Exercise instructions ▸
Write out, word for word, only the data from its first line to the line containing "const RIGHT_PAD = 6;".

* Start Supplied material *

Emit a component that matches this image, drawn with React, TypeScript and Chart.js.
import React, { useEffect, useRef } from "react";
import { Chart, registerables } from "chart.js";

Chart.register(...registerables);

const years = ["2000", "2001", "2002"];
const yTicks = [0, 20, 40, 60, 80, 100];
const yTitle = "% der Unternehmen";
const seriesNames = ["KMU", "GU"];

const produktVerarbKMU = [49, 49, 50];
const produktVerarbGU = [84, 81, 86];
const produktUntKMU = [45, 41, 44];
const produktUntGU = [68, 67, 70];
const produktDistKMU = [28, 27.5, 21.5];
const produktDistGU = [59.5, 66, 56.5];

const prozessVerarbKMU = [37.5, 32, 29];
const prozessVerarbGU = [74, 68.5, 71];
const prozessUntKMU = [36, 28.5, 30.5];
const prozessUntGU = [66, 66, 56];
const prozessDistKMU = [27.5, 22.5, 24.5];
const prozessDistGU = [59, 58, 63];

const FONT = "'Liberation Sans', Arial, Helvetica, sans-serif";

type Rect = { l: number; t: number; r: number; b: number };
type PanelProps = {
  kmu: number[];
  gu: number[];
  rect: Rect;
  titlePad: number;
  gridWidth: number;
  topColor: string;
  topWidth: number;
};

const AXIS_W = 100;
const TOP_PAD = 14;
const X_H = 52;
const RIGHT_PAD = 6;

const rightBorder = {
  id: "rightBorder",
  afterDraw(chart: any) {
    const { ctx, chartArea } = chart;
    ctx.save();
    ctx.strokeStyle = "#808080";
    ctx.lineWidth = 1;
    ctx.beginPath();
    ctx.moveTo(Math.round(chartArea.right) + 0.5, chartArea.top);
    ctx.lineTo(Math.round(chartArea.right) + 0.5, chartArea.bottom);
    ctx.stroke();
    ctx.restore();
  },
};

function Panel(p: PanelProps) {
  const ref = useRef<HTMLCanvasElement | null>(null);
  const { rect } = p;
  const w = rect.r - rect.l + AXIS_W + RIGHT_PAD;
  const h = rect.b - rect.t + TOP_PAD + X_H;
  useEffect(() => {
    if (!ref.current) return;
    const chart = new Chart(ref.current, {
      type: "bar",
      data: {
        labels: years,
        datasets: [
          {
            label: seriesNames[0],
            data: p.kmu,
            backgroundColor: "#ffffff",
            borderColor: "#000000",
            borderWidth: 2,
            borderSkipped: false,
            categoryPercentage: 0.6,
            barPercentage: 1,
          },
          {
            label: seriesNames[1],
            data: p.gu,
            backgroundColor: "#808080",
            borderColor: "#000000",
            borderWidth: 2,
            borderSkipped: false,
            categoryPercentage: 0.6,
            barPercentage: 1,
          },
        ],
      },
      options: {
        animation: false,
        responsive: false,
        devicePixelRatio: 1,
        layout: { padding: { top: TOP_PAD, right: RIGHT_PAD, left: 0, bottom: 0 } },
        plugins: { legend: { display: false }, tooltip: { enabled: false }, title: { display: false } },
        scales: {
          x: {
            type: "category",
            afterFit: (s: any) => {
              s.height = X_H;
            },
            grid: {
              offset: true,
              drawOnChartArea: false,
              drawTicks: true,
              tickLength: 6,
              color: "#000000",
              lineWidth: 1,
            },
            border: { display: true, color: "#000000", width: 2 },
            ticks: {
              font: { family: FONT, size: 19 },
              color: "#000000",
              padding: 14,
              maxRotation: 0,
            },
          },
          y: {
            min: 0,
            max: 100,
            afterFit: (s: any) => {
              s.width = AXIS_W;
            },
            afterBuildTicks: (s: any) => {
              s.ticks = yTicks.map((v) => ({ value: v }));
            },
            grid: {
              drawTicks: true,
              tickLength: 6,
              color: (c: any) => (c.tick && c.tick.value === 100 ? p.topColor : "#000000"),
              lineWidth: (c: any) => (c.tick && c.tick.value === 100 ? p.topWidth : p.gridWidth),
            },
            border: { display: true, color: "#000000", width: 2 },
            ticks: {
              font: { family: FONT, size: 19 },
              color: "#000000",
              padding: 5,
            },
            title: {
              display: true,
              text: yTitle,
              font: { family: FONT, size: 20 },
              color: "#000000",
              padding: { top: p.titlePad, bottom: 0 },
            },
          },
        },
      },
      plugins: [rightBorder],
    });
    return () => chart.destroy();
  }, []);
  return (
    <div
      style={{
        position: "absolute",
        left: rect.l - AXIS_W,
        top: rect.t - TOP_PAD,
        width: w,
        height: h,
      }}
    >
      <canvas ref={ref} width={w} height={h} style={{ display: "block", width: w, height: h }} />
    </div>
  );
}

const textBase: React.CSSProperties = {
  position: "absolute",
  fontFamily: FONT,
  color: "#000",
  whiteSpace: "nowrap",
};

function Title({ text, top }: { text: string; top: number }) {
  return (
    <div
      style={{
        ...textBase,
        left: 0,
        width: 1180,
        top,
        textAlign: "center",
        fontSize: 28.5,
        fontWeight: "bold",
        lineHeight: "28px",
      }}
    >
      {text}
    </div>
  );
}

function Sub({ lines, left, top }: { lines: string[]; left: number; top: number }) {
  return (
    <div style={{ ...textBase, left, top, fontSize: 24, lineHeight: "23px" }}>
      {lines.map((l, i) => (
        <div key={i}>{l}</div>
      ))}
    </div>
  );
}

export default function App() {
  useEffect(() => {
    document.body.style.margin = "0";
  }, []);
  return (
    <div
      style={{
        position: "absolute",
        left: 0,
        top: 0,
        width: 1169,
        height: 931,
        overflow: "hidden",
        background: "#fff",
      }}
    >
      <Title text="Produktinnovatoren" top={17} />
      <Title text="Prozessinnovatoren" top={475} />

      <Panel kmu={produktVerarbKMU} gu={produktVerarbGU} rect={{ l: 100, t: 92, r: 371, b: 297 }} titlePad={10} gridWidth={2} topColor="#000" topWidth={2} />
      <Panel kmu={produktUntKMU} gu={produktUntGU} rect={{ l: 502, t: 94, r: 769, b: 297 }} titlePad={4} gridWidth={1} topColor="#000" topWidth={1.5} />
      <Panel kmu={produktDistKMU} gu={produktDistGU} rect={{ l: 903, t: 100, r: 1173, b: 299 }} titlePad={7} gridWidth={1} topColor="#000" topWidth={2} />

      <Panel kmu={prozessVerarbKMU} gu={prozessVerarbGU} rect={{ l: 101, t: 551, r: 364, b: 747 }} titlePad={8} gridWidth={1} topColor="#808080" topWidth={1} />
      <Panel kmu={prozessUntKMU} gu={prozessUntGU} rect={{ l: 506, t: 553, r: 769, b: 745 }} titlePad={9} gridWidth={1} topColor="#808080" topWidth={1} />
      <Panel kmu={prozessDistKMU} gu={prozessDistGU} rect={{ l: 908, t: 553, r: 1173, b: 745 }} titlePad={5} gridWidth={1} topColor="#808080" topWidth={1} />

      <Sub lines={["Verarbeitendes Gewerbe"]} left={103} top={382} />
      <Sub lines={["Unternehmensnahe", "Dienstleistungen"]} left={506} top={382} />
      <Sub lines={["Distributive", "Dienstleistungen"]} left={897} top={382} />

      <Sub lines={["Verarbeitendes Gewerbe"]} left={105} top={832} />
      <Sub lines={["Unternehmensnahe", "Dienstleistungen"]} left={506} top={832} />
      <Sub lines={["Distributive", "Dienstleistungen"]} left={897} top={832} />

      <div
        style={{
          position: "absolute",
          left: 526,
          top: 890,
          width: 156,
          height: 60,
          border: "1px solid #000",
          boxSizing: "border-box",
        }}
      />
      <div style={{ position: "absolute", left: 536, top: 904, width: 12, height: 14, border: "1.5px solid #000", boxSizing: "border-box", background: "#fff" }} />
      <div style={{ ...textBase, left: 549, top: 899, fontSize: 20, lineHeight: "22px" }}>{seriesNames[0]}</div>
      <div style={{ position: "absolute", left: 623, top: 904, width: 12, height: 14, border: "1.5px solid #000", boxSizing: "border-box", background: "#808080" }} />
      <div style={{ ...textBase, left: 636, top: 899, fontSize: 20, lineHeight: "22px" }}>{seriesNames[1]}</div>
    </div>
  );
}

* End Supplied material *

Exercise answer ▸
Emit a component that matches this image, drawn with React, TypeScript and Chart.js.
import React, { useEffect, useRef } from "react";
import { Chart, registerables } from "chart.js";

Chart.register(...registerables);

const years = ["2000", "2001", "2002"];
const yTicks = [0, 20, 40, 60, 80, 100];
const yTitle = "% der Unternehmen";
const seriesNames = ["KMU", "GU"];

const produktVerarbKMU = [49, 49, 50];
const produktVerarbGU = [84, 81, 86];
const produktUntKMU = [45, 41, 44];
const produktUntGU = [68, 67, 70];
const produktDistKMU = [28, 27.5, 21.5];
const produktDistGU = [59.5, 66, 56.5];

const prozessVerarbKMU = [37.5, 32, 29];
const prozessVerarbGU = [74, 68.5, 71];
const prozessUntKMU = [36, 28.5, 30.5];
const prozessUntGU = [66, 66, 56];
const prozessDistKMU = [27.5, 22.5, 24.5];
const prozessDistGU = [59, 58, 63];

const FONT = "'Liberation Sans', Arial, Helvetica, sans-serif";

type Rect = { l: number; t: number; r: number; b: number };
type PanelProps = {
  kmu: number[];
  gu: number[];
  rect: Rect;
  titlePad: number;
  gridWidth: number;
  topColor: string;
  topWidth: number;
};

const AXIS_W = 100;
const TOP_PAD = 14;
const X_H = 52;
const RIGHT_PAD = 6;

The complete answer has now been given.